--- BEGIN MATERIAL PROVIDED ---
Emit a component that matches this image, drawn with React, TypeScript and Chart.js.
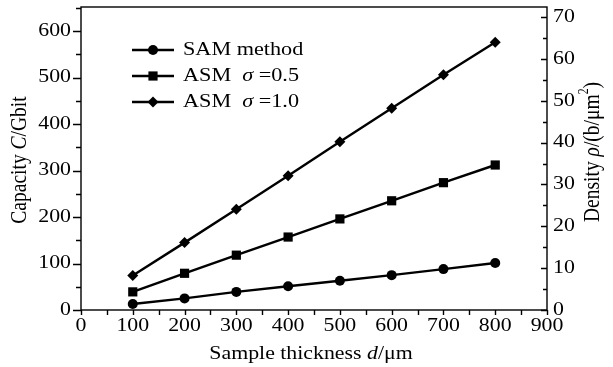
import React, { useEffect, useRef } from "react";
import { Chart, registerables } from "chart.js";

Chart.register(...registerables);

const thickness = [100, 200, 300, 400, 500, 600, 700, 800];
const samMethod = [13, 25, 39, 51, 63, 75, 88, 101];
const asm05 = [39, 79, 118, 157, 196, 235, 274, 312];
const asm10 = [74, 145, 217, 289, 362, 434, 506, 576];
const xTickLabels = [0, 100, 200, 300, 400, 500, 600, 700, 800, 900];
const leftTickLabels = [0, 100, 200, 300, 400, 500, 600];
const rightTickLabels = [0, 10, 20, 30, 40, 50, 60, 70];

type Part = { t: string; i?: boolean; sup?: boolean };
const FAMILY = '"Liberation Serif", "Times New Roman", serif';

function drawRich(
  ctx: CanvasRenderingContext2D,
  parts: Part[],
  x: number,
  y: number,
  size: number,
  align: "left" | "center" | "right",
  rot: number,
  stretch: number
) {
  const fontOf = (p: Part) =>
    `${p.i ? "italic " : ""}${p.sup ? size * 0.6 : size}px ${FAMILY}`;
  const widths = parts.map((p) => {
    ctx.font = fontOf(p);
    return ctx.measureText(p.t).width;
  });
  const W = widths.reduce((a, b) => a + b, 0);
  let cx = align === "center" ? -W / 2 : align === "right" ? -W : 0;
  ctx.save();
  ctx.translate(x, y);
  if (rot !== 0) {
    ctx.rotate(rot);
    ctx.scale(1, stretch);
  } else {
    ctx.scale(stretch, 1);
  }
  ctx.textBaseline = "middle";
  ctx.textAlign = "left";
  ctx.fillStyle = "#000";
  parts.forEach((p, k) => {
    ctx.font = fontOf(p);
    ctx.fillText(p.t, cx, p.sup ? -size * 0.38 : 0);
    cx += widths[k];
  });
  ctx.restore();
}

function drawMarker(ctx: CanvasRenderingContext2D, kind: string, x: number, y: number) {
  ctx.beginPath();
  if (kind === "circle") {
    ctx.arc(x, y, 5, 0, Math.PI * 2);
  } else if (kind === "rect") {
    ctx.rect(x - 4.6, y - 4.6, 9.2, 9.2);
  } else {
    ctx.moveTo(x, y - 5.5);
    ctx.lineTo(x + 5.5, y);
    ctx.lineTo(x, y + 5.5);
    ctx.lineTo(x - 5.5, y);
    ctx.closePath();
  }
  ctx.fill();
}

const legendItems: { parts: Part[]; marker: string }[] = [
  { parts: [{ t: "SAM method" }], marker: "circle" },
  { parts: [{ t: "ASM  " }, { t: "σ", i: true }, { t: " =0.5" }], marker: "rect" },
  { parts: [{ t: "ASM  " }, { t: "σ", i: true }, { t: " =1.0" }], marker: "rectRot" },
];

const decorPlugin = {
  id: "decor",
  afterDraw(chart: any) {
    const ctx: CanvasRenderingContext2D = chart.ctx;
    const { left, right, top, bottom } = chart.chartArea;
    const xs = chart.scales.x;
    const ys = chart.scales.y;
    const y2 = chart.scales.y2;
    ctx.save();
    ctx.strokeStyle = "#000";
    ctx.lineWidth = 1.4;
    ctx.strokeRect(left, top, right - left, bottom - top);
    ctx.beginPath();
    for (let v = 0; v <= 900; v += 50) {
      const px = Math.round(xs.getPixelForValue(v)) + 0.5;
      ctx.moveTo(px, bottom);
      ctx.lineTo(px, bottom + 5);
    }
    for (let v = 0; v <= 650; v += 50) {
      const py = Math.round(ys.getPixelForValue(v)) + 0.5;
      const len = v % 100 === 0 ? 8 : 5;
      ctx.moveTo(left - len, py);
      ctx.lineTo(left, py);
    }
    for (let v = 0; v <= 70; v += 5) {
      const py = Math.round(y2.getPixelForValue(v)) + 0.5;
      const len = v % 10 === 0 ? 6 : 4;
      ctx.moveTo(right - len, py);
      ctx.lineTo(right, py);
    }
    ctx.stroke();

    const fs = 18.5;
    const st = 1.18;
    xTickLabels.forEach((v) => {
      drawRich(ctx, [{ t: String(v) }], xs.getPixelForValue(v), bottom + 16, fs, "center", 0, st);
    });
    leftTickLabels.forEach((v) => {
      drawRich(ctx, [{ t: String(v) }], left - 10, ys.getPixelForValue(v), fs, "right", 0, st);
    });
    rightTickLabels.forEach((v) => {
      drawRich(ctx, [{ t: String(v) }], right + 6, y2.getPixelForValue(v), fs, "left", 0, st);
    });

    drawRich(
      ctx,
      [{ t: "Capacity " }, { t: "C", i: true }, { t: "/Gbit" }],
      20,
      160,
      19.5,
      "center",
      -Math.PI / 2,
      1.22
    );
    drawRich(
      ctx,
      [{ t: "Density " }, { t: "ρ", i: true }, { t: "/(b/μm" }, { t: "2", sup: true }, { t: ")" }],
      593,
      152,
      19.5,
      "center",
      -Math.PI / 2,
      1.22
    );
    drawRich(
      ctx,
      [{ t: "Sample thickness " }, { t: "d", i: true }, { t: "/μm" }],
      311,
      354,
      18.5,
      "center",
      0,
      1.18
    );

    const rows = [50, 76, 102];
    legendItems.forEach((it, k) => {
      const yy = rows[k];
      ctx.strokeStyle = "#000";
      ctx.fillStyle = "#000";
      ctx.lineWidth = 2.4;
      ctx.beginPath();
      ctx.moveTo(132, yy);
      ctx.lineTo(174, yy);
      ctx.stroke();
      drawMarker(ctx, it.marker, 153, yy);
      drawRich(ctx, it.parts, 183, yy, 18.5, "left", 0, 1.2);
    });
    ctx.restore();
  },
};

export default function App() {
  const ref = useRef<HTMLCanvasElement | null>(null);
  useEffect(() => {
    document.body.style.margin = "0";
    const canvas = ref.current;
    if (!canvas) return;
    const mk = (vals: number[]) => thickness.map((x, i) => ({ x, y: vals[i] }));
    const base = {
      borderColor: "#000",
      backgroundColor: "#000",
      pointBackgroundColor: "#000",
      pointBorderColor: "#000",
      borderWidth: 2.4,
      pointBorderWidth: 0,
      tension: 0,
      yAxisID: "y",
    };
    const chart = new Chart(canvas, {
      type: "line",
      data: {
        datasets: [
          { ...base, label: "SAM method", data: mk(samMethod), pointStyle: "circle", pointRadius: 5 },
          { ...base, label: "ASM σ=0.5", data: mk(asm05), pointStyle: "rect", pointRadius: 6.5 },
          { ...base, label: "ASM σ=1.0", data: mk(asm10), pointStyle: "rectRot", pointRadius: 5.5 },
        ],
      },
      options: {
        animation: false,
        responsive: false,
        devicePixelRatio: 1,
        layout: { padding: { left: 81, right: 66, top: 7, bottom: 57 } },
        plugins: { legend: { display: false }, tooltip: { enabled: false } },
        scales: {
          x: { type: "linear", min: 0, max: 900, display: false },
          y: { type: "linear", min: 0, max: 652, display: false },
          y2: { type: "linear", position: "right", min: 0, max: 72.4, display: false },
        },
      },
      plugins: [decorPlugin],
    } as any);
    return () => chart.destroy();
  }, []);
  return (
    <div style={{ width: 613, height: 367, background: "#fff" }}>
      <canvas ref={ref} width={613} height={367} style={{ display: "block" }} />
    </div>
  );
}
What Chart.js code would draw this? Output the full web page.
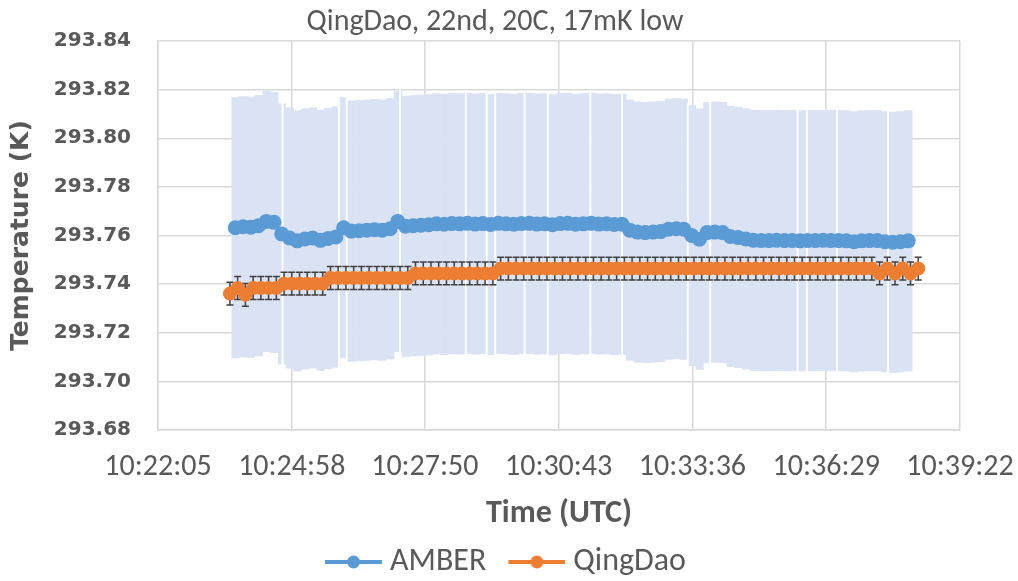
--- END MATERIAL PROVIDED ---
▶ [THE TASK] Output every entry word for word, but omit the pictures.

▶ [TASK RESULT]
Emit a component that matches this image, drawn with React, TypeScript and Chart.js.
import React, { useEffect, useRef } from "react";
import { Chart, registerables } from "chart.js";

Chart.register(...registerables);

const thickness = [100, 200, 300, 400, 500, 600, 700, 800];
const samMethod = [13, 25, 39, 51, 63, 75, 88, 101];
const asm05 = [39, 79, 118, 157, 196, 235, 274, 312];
const asm10 = [74, 145, 217, 289, 362, 434, 506, 576];
const xTickLabels = [0, 100, 200, 300, 400, 500, 600, 700, 800, 900];
const leftTickLabels = [0, 100, 200, 300, 400, 500, 600];
const rightTickLabels = [0, 10, 20, 30, 40, 50, 60, 70];

type Part = { t: string; i?: boolean; sup?: boolean };
const FAMILY = '"Liberation Serif", "Times New Roman", serif';

function drawRich(
  ctx: CanvasRenderingContext2D,
  parts: Part[],
  x: number,
  y: number,
  size: number,
  align: "left" | "center" | "right",
  rot: number,
  stretch: number
) {
  const fontOf = (p: Part) =>
    `${p.i ? "italic " : ""}${p.sup ? size * 0.6 : size}px ${FAMILY}`;
  const widths = parts.map((p) => {
    ctx.font = fontOf(p);
    return ctx.measureText(p.t).width;
  });
  const W = widths.reduce((a, b) => a + b, 0);
  let cx = align === "center" ? -W / 2 : align === "right" ? -W : 0;
  ctx.save();
  ctx.translate(x, y);
  if (rot !== 0) {
    ctx.rotate(rot);
    ctx.scale(1, stretch);
  } else {
    ctx.scale(stretch, 1);
  }
  ctx.textBaseline = "middle";
  ctx.textAlign = "left";
  ctx.fillStyle = "#000";
  parts.forEach((p, k) => {
    ctx.font = fontOf(p);
    ctx.fillText(p.t, cx, p.sup ? -size * 0.38 : 0);
    cx += widths[k];
  });
  ctx.restore();
}

function drawMarker(ctx: CanvasRenderingContext2D, kind: string, x: number, y: number) {
  ctx.beginPath();
  if (kind === "circle") {
    ctx.arc(x, y, 5, 0, Math.PI * 2);
  } else if (kind === "rect") {
    ctx.rect(x - 4.6, y - 4.6, 9.2, 9.2);
  } else {
    ctx.moveTo(x, y - 5.5);
    ctx.lineTo(x + 5.5, y);
    ctx.lineTo(x, y + 5.5);
    ctx.lineTo(x - 5.5, y);
    ctx.closePath();
  }
  ctx.fill();
}

const legendItems: { parts: Part[]; marker: string }[] = [
  { parts: [{ t: "SAM method" }], marker: "circle" },
  { parts: [{ t: "ASM  " }, { t: "σ", i: true }, { t: " =0.5" }], marker: "rect" },
  { parts: [{ t: "ASM  " }, { t: "σ", i: true }, { t: " =1.0" }], marker: "rectRot" },
];

const decorPlugin = {
  id: "decor",
  afterDraw(chart: any) {
    const ctx: CanvasRenderingContext2D = chart.ctx;
    const { left, right, top, bottom } = chart.chartArea;
    const xs = chart.scales.x;
    const ys = chart.scales.y;
    const y2 = chart.scales.y2;
    ctx.save();
    ctx.strokeStyle = "#000";
    ctx.lineWidth = 1.4;
    ctx.strokeRect(left, top, right - left, bottom - top);
    ctx.beginPath();
    for (let v = 0; v <= 900; v += 50) {
      const px = Math.round(xs.getPixelForValue(v)) + 0.5;
      ctx.moveTo(px, bottom);
      ctx.lineTo(px, bottom + 5);
    }
    for (let v = 0; v <= 650; v += 50) {
      const py = Math.round(ys.getPixelForValue(v)) + 0.5;
      const len = v % 100 === 0 ? 8 : 5;
      ctx.moveTo(left - len, py);
      ctx.lineTo(left, py);
    }
    for (let v = 0; v <= 70; v += 5) {
      const py = Math.round(y2.getPixelForValue(v)) + 0.5;
      const len = v % 10 === 0 ? 6 : 4;
      ctx.moveTo(right - len, py);
      ctx.lineTo(right, py);
    }
    ctx.stroke();

    const fs = 18.5;
    const st = 1.18;
    xTickLabels.forEach((v) => {
      drawRich(ctx, [{ t: String(v) }], xs.getPixelForValue(v), bottom + 16, fs, "center", 0, st);
    });
    leftTickLabels.forEach((v) => {
      drawRich(ctx, [{ t: String(v) }], left - 10, ys.getPixelForValue(v), fs, "right", 0, st);
    });
    rightTickLabels.forEach((v) => {
      drawRich(ctx, [{ t: String(v) }], right + 6, y2.getPixelForValue(v), fs, "left", 0, st);
    });

    drawRich(
      ctx,
      [{ t: "Capacity " }, { t: "C", i: true }, { t: "/Gbit" }],
      20,
      160,
      19.5,
      "center",
      -Math.PI / 2,
      1.22
    );
    drawRich(
      ctx,
      [{ t: "Density " }, { t: "ρ", i: true }, { t: "/(b/μm" }, { t: "2", sup: true }, { t: ")" }],
      593,
      152,
      19.5,
      "center",
      -Math.PI / 2,
      1.22
    );
    drawRich(
      ctx,
      [{ t: "Sample thickness " }, { t: "d", i: true }, { t: "/μm" }],
      311,
      354,
      18.5,
      "center",
      0,
      1.18
    );

    const rows = [50, 76, 102];
    legendItems.forEach((it, k) => {
      const yy = rows[k];
      ctx.strokeStyle = "#000";
      ctx.fillStyle = "#000";
      ctx.lineWidth = 2.4;
      ctx.beginPath();
      ctx.moveTo(132, yy);
      ctx.lineTo(174, yy);
      ctx.stroke();
      drawMarker(ctx, it.marker, 153, yy);
      drawRich(ctx, it.parts, 183, yy, 18.5, "left", 0, 1.2);
    });
    ctx.restore();
  },
};

export default function App() {
  const ref = useRef<HTMLCanvasElement | null>(null);
  useEffect(() => {
    document.body.style.margin = "0";
    const canvas = ref.current;
    if (!canvas) return;
    const mk = (vals: number[]) => thickness.map((x, i) => ({ x, y: vals[i] }));
    const base = {
      borderColor: "#000",
      backgroundColor: "#000",
      pointBackgroundColor: "#000",
      pointBorderColor: "#000",
      borderWidth: 2.4,
      pointBorderWidth: 0,
      tension: 0,
      yAxisID: "y",
    };
    const chart = new Chart(canvas, {
      type: "line",
      data: {
        datasets: [
          { ...base, label: "SAM method", data: mk(samMethod), pointStyle: "circle", pointRadius: 5 },
          { ...base, label: "ASM σ=0.5", data: mk(asm05), pointStyle: "rect", pointRadius: 6.5 },
          { ...base, label: "ASM σ=1.0", data: mk(asm10), pointStyle: "rectRot", pointRadius: 5.5 },
        ],
      },
      options: {
        animation: false,
        responsive: false,
        devicePixelRatio: 1,
        layout: { padding: { left: 81, right: 66, top: 7, bottom: 57 } },
        plugins: { legend: { display: false }, tooltip: { enabled: false } },
        scales: {
          x: { type: "linear", min: 0, max: 900, display: false },
          y: { type: "linear", min: 0, max: 652, display: false },
          y2: { type: "linear", position: "right", min: 0, max: 72.4, display: false },
        },
      },
      plugins: [decorPlugin],
    } as any);
    return () => chart.destroy();
  }, []);
  return (
    <div style={{ width: 613, height: 367, background: "#fff" }}>
      <canvas ref={ref} width={613} height={367} style={{ display: "block" }} />
    </div>
  );
}
What Chart.js code would draw this? Output the full web page.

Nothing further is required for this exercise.